Michigan Secretary of State spokesman Fred Woodhams told the Free Press that Stein will have to pay for the precincts that had been counted. It’s unclear how many precincts had been counted in the 26 counties that had begun, but the total was 1,364 in Wayne, Oakland, Macomb and Ingham counties at a cost of about $170,500.
Stein’s Michigan attorney, Mark Breer, told the Free Press that it’s fair that the campaign pay for the precincts that were recounted but said Stein should get a refund for those that were deemed unable to be recounted.
However, Stein campaign spokeswoman Margy Levinson said the full amount should be returned.

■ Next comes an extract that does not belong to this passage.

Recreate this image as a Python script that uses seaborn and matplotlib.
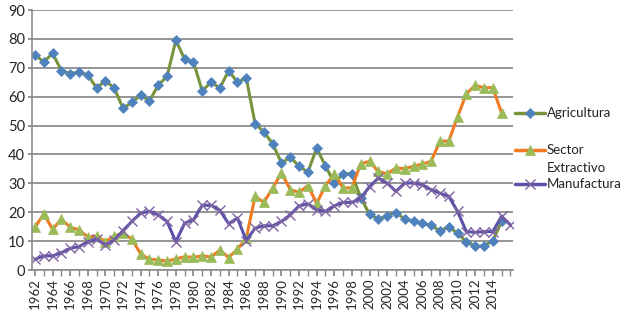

On Friday, the Michigan Supreme Court said it would not hear Stein's appeal of an Appeals Court decision that said Goldsmith should never have allowed the recount. The high court hasn’t said it will hear the appeal, but two Michigan justices who are on Trump’s short list of possible U.S. Supreme Court nominees have disqualified themselves in the event that the appeal is allowed, The Detroit News reported.
They are Chief Justice Bob Young and Justice Joan Larsen. Brewer had argued in court filings that the pair have “substantial personal and professional interest in the election of Trump as president.”
Trump was declared the winner in Michigan by 10,704 votes on Nov. 28.